Provided data:
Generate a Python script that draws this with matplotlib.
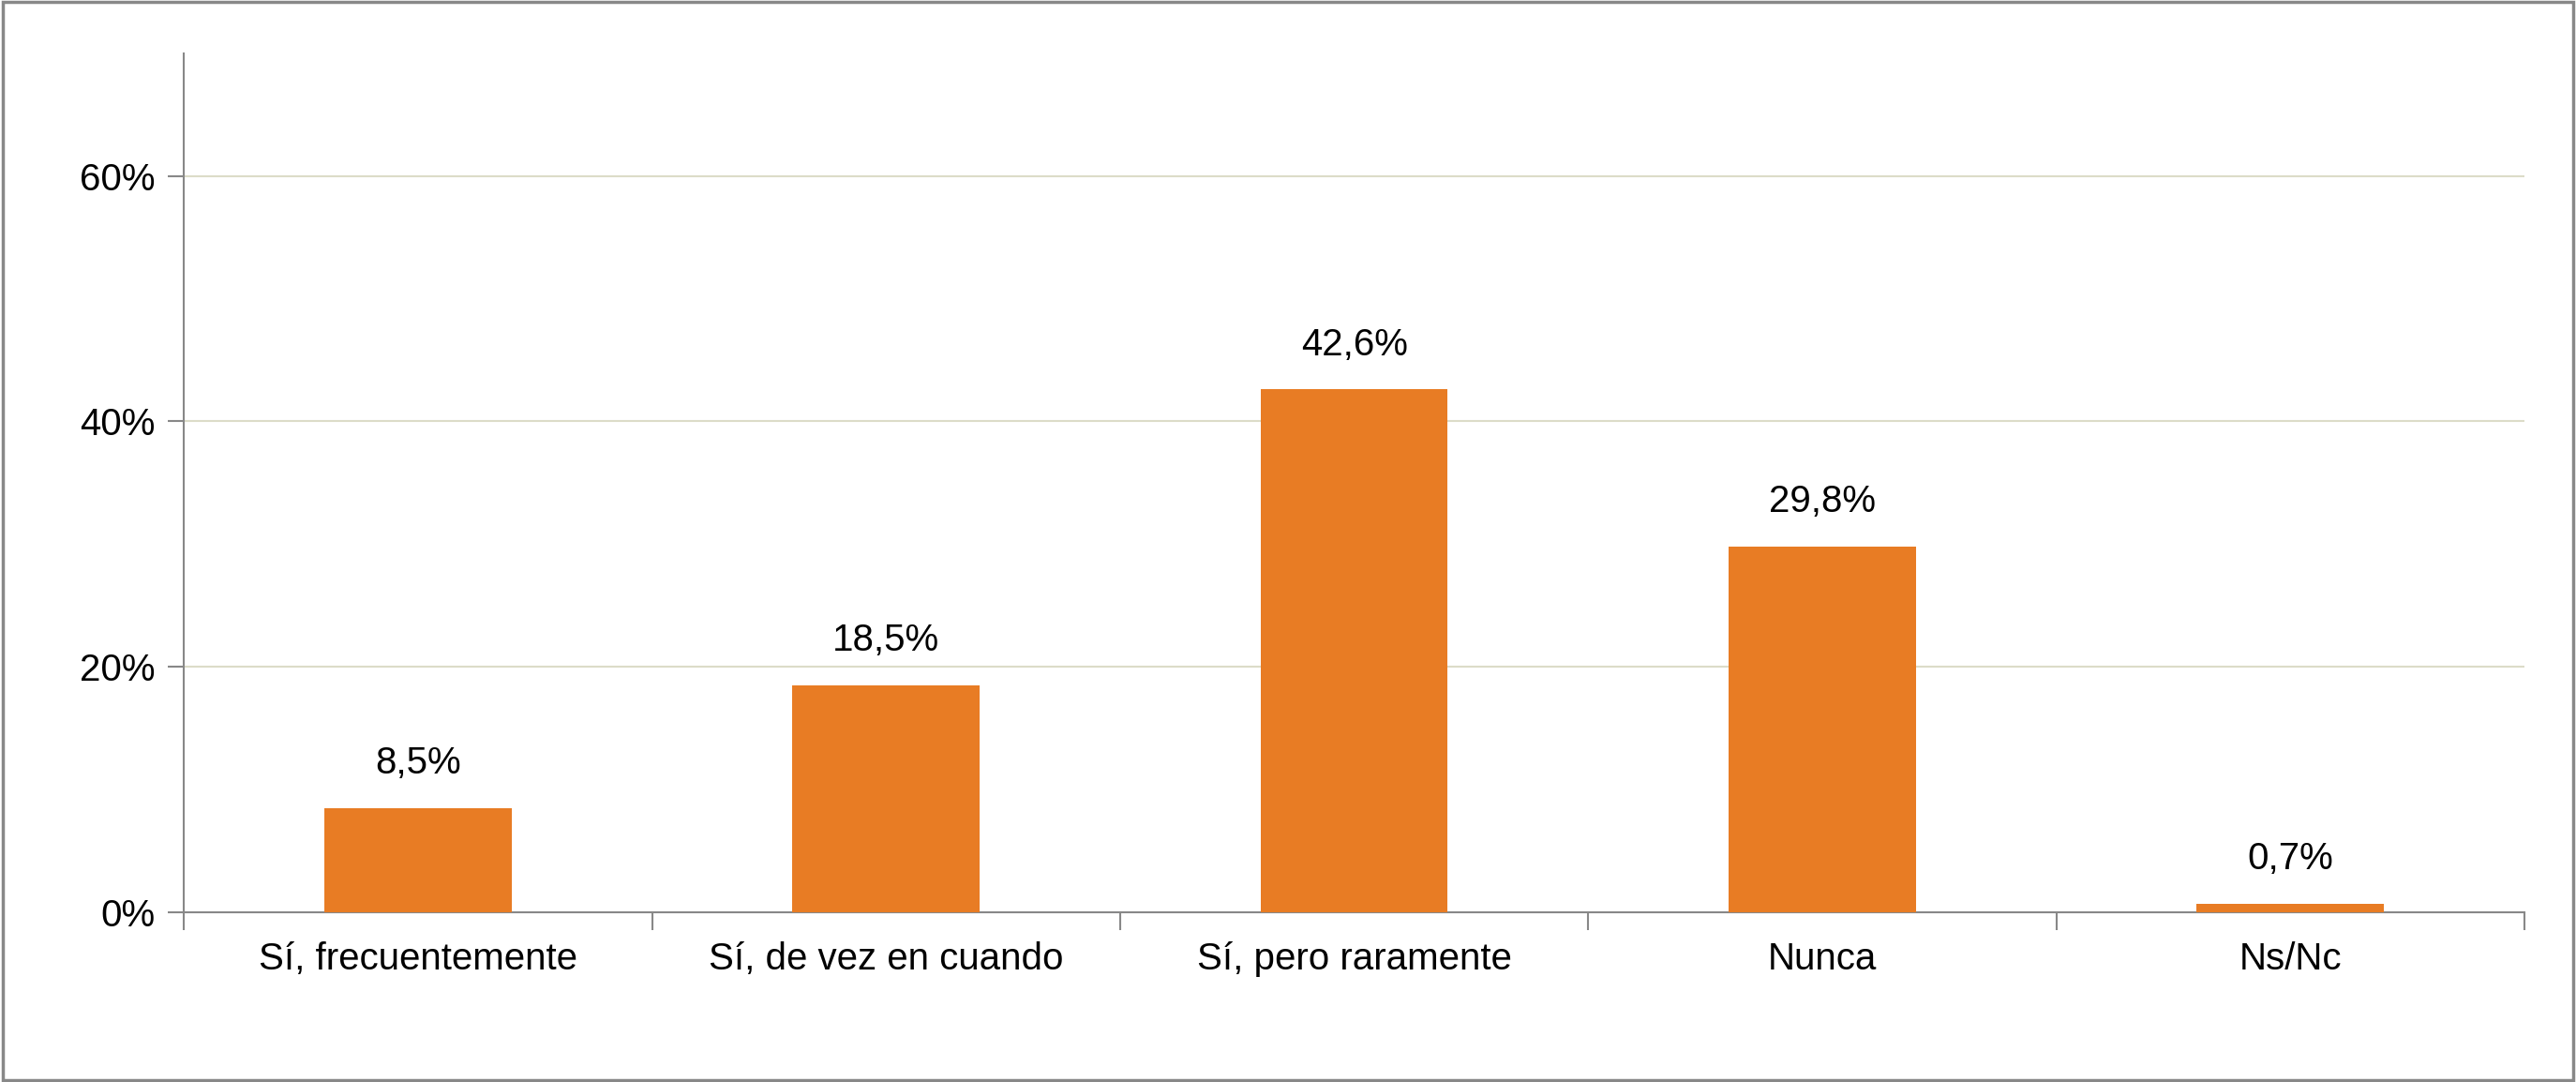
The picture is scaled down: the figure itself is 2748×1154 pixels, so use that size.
import matplotlib
matplotlib.use("Agg")
import matplotlib.pyplot as plt
from matplotlib.patches import Rectangle

categories = ["Sí, frecuentemente", "Sí, de vez en cuando", "Sí, pero raramente", "Nunca", "Ns/Nc"]
values = [8.5, 18.5, 42.6, 29.8, 0.7]
yticks = [0, 20, 40, 60]

plt.rcParams["font.family"] = "Liberation Sans"
fig = plt.figure(figsize=(27.48, 11.54), dpi=100)
ax = fig.add_axes([0.0714, 0.1565, 0.9086, 0.7945])
x = list(range(len(categories)))
ax.bar(x, values, width=0.4, color="#E87C24", zorder=3)
for xi, v in zip(x, values):
    ax.text(xi, v + 2.2, f"{v:.1f}%".replace(".", ","), ha="center", va="bottom", fontsize=29)
ax.set_xlim(-0.5, len(categories) - 0.5)
ax.set_ylim(0, 70)
ax.set_yticks(yticks)
ax.set_yticklabels([f"{t}%" for t in yticks], fontsize=29)
ax.yaxis.grid(True, color="#DCDCC8", linewidth=1.5, zorder=0)
ax.set_xticks(x)
ax.set_xticklabels(categories, fontsize=29)
ax.tick_params(axis="x", length=0, pad=22)
ax.set_xticks([i + 0.5 for i in range(-1, len(categories))], minor=True)
ax.tick_params(axis="x", which="minor", length=14, color="#888888", width=1.5)
ax.tick_params(axis="y", length=12, color="#888888", width=1.5, pad=10)
for s in ["top", "right"]:
    ax.spines[s].set_visible(False)
for s in ["left", "bottom"]:
    ax.spines[s].set_color("#888888")
    ax.spines[s].set_linewidth(1.5)
fig.patches.append(Rectangle((0.001, 0.002), 0.998, 0.996, transform=fig.transFigure,
                             fill=False, edgecolor="#888888", linewidth=2.5))
fig.savefig("out.png", dpi=100)
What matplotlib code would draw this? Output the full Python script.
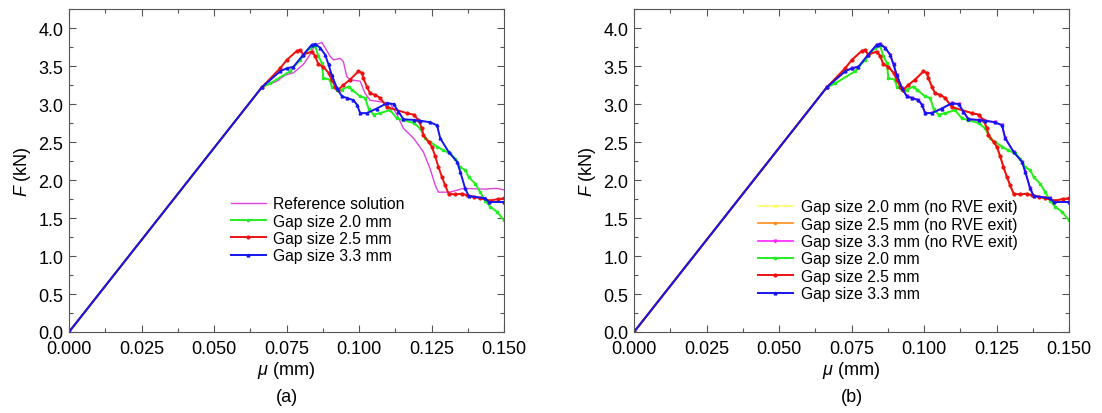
import matplotlib
matplotlib.use('Agg')
from matplotlib import pyplot as plt
from matplotlib.ticker import MultipleLocator

plt.rcParams['font.family'] = ['Liberation Sans', 'DejaVu Sans']
plt.rcParams['mathtext.fontset'] = 'custom'
plt.rcParams['mathtext.rm'] = 'Liberation Sans'
plt.rcParams['mathtext.it'] = 'Liberation Sans:italic'

# reference solution (magenta)
ref_x = [0, 0.0665, 0.0717, 0.0745, 0.0774, 0.0808, 0.0831, 0.0849, 0.0872, 0.0883,
         0.0900, 0.0912, 0.0935, 0.0946, 0.0958, 0.0969, 0.1004, 0.1021, 0.1038, 0.1073,
         0.1107, 0.1131, 0.1153, 0.1188, 0.1222, 0.1245, 0.1263, 0.1274, 0.1314, 0.1360,
         0.1429, 0.1476, 0.150]
ref_y = [0, 3.22, 3.30, 3.38, 3.41, 3.52, 3.65, 3.78, 3.81, 3.74,
         3.63, 3.58, 3.60, 3.56, 3.36, 3.32, 3.30, 3.14, 3.05, 3.03,
         3.01, 2.86, 2.68, 2.55, 2.37, 2.15, 1.93, 1.84, 1.84, 1.89,
         1.88, 1.89, 1.87]

# gap size 2.0 mm
g20_x = [0, 0.0665, 0.0693, 0.0762, 0.0797, 0.0831, 0.0849, 0.0860, 0.0872, 0.0877,
         0.0900, 0.0906, 0.0924, 0.0941, 0.0964, 0.0975, 0.1004, 0.1021, 0.1033, 0.1050,
         0.1073, 0.1107, 0.1131, 0.1153, 0.1188, 0.1211, 0.1228, 0.1245, 0.1269, 0.1291,
         0.1314, 0.1332, 0.1349, 0.1366, 0.1378, 0.1401, 0.1418, 0.1435, 0.1452, 0.1476,
         0.150]
g20_y = [0, 3.22, 3.27, 3.43, 3.58, 3.74, 3.76, 3.63, 3.54, 3.34,
         3.32, 3.23, 3.19, 3.19, 3.23, 3.19, 3.10, 3.08, 2.94, 2.86,
         2.88, 2.92, 2.81, 2.79, 2.75, 2.68, 2.55, 2.50, 2.44, 2.39,
         2.35, 2.28, 2.17, 2.13, 2.04, 1.95, 1.84, 1.73, 1.65, 1.58,
         1.47]

# gap size 2.5 mm
g25_x = [0, 0.0665, 0.0728, 0.0751, 0.0786, 0.0797, 0.0808, 0.0837, 0.0849, 0.0860,
         0.0877, 0.0895, 0.0906, 0.0918, 0.0929, 0.0946, 0.0969, 0.0998, 0.1010, 0.1015,
         0.1027, 0.1038, 0.1056, 0.1073, 0.1096, 0.1165, 0.1188, 0.1205, 0.1217, 0.1222,
         0.1240, 0.1251, 0.1263, 0.1274, 0.1286, 0.1297, 0.1309, 0.1332, 0.1355, 0.1372,
         0.1395, 0.1418, 0.1452, 0.1481, 0.150]
g25_y = [0, 3.22, 3.47, 3.58, 3.70, 3.71, 3.65, 3.69, 3.63, 3.52,
         3.49, 3.41, 3.32, 3.23, 3.19, 3.25, 3.32, 3.43, 3.41, 3.34,
         3.23, 3.14, 3.12, 3.08, 2.96, 2.88, 2.86, 2.79, 2.68, 2.59,
         2.50, 2.44, 2.31, 2.17, 2.04, 1.93, 1.82, 1.81, 1.82, 1.80,
         1.78, 1.76, 1.73, 1.75, 1.76]

# gap size 3.3 mm
g33_x = [0, 0.0665, 0.0728, 0.0751, 0.0774, 0.0808, 0.0837, 0.0849, 0.0866, 0.0883,
         0.0895, 0.0906, 0.0924, 0.0941, 0.0958, 0.0981, 0.0993, 0.1004, 0.1027, 0.1061,
         0.1096, 0.1119, 0.1136, 0.1153, 0.1188, 0.1211, 0.1245, 0.1269, 0.1280, 0.1309,
         0.1338, 0.1349, 0.1366, 0.1378, 0.1435, 0.1447, 0.150]
g33_y = [0, 3.22, 3.43, 3.47, 3.49, 3.65, 3.78, 3.79, 3.74, 3.65,
         3.52, 3.38, 3.21, 3.10, 3.08, 3.05, 2.99, 2.88, 2.88, 2.94,
         3.01, 3.00, 2.90, 2.80, 2.79, 2.78, 2.76, 2.72, 2.55, 2.37,
         2.24, 2.11, 1.89, 1.79, 1.76, 1.71, 1.71]

xticks = [0.000, 0.025, 0.050, 0.075, 0.100, 0.125, 0.150]
yticks = [0.0, 0.5, 1.0, 1.5, 2.0, 2.5, 3.0, 3.5, 4.0]

GREEN = '#22ee22'
RED = '#ee1111'
BLUE = '#1515ee'
MAG = '#dd44dd'

fig = plt.figure(figsize=(11.02, 4.14), dpi=100)
ax1 = fig.add_axes([69/1102, 81/414, 435/1102, 323/414])
ax2 = fig.add_axes([634/1102, 81/414, 435/1102, 323/414])


def style(ax, letter):
    ax.set_xlim(0, 0.150)
    ax.set_ylim(0, 4.25)
    ax.set_xticks(xticks)
    ax.set_xticklabels(['%.3f' % v for v in xticks])
    ax.set_yticks(yticks)
    ax.set_yticklabels(['%.1f' % v for v in yticks])
    ax.xaxis.set_minor_locator(MultipleLocator(0.0125))
    ax.yaxis.set_minor_locator(MultipleLocator(0.25))
    ax.tick_params(which='both', direction='in', top=True, right=True,
                   labelsize=13, width=0.8, color='#555555')
    ax.tick_params(which='major', length=5)
    ax.tick_params(which='minor', length=3)
    ax.tick_params(axis='x', pad=6)
    ax.tick_params(axis='y', pad=4)
    for s in ax.spines.values():
        s.set_linewidth(0.8)
        s.set_color('#555555')
    ax.set_xlabel(r'$\mu$ (mm)', fontsize=13, labelpad=1)
    ax.set_ylabel(r'$F$ (kN)', fontsize=13, labelpad=4)
    ax.text(0.5, -0.20, letter, transform=ax.transAxes, ha='center', va='center', fontsize=13)


# panel (a)
ax1.plot(ref_x, ref_y, color=MAG, lw=1.0, label='Reference solution')
ax1.plot(g20_x, g20_y, color=GREEN, lw=1.4, marker='s', ms=2, label='Gap size 2.0 mm')
ax1.plot(g25_x, g25_y, color=RED, lw=1.4, marker='o', ms=2, label='Gap size 2.5 mm')
ax1.plot(g33_x, g33_y, color=BLUE, lw=1.4, marker='^', ms=2, label='Gap size 3.3 mm')
style(ax1, '(a)')
ax1.legend(loc='upper left', bbox_to_anchor=(0.358, 0.44), frameon=False, fontsize=11.3,
           handlelength=2.2, handletextpad=0.5, labelspacing=0.15, borderaxespad=0)

# panel (b)
ax2.plot(g20_x, g20_y, color='#ffff66', lw=1.2, marker='.', ms=3, label='Gap size 2.0 mm (no RVE exit)')
ax2.plot(g25_x, g25_y, color='#ff8c1a', lw=1.2, marker='.', ms=3, label='Gap size 2.5 mm (no RVE exit)')
ax2.plot(g33_x, g33_y, color='#ff22ff', lw=1.2, marker='v', ms=2, label='Gap size 3.3 mm (no RVE exit)')
ax2.plot(g20_x, g20_y, color=GREEN, lw=1.4, marker='s', ms=2, label='Gap size 2.0 mm')
ax2.plot(g25_x, g25_y, color=RED, lw=1.4, marker='o', ms=2, label='Gap size 2.5 mm')
ax2.plot(g33_x, g33_y, color=BLUE, lw=1.4, marker='^', ms=2, label='Gap size 3.3 mm')
style(ax2, '(b)')
ax2.legend(loc='upper left', bbox_to_anchor=(0.271, 0.43), frameon=False, fontsize=11.3,
           handlelength=2.2, handletextpad=0.5, labelspacing=0.15, borderaxespad=0)

fig.savefig('out.png', dpi=100)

Stated task: Transcribe exactly, please, the lines between the start of the records above and the line holding "from matplotlib.patches import Rectangle", counting both of those lines and omitting pictures.

Solution below:
Generate a Python script that draws this with matplotlib.
The picture is scaled down: the figure itself is 2748×1154 pixels, so use that size.
import matplotlib
matplotlib.use("Agg")
import matplotlib.pyplot as plt
from matplotlib.patches import Rectangle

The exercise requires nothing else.